___ Source data
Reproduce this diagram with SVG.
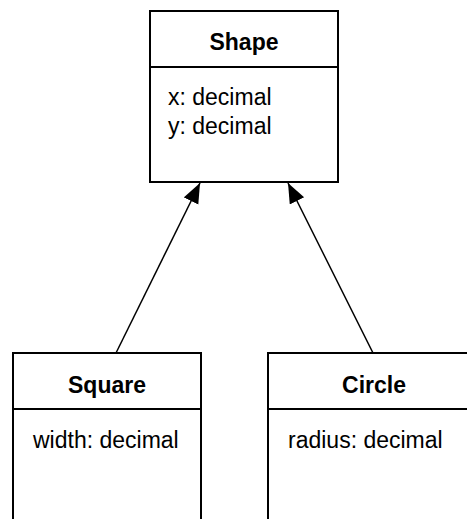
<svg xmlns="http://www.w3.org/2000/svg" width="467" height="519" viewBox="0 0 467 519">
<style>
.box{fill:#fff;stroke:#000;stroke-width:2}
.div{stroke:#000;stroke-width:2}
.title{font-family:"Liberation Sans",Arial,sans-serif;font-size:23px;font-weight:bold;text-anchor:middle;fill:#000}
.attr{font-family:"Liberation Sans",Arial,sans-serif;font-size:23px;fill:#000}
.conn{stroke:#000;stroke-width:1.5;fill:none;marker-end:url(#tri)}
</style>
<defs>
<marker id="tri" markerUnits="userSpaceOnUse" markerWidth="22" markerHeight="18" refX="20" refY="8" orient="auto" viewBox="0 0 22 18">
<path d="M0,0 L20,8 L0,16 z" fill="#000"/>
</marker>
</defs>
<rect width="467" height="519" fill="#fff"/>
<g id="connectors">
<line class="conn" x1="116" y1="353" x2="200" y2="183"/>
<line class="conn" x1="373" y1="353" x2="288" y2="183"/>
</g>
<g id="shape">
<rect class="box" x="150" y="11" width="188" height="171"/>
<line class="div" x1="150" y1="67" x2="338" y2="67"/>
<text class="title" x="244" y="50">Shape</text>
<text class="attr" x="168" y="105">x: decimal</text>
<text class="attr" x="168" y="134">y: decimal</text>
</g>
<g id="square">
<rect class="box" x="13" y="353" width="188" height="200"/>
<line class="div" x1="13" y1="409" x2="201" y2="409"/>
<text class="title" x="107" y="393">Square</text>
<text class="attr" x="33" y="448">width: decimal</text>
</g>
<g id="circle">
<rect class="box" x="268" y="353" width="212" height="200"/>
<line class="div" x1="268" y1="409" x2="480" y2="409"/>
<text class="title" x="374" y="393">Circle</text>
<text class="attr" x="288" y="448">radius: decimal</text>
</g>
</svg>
______
What is needed: In your copy, leave out the pictures and reproduce the material above exactly.

Complete output:
Reproduce this diagram with SVG.
<svg xmlns="http://www.w3.org/2000/svg" width="467" height="519" viewBox="0 0 467 519">
<style>
.box{fill:#fff;stroke:#000;stroke-width:2}
.div{stroke:#000;stroke-width:2}
.title{font-family:"Liberation Sans",Arial,sans-serif;font-size:23px;font-weight:bold;text-anchor:middle;fill:#000}
.attr{font-family:"Liberation Sans",Arial,sans-serif;font-size:23px;fill:#000}
.conn{stroke:#000;stroke-width:1.5;fill:none;marker-end:url(#tri)}
</style>
<defs>
<marker id="tri" markerUnits="userSpaceOnUse" markerWidth="22" markerHeight="18" refX="20" refY="8" orient="auto" viewBox="0 0 22 18">
<path d="M0,0 L20,8 L0,16 z" fill="#000"/>
</marker>
</defs>
<rect width="467" height="519" fill="#fff"/>
<g id="connectors">
<line class="conn" x1="116" y1="353" x2="200" y2="183"/>
<line class="conn" x1="373" y1="353" x2="288" y2="183"/>
</g>
<g id="shape">
<rect class="box" x="150" y="11" width="188" height="171"/>
<line class="div" x1="150" y1="67" x2="338" y2="67"/>
<text class="title" x="244" y="50">Shape</text>
<text class="attr" x="168" y="105">x: decimal</text>
<text class="attr" x="168" y="134">y: decimal</text>
</g>
<g id="square">
<rect class="box" x="13" y="353" width="188" height="200"/>
<line class="div" x1="13" y1="409" x2="201" y2="409"/>
<text class="title" x="107" y="393">Square</text>
<text class="attr" x="33" y="448">width: decimal</text>
</g>
<g id="circle">
<rect class="box" x="268" y="353" width="212" height="200"/>
<line class="div" x1="268" y1="409" x2="480" y2="409"/>
<text class="title" x="374" y="393">Circle</text>
<text class="attr" x="288" y="448">radius: decimal</text>
</g>
</svg>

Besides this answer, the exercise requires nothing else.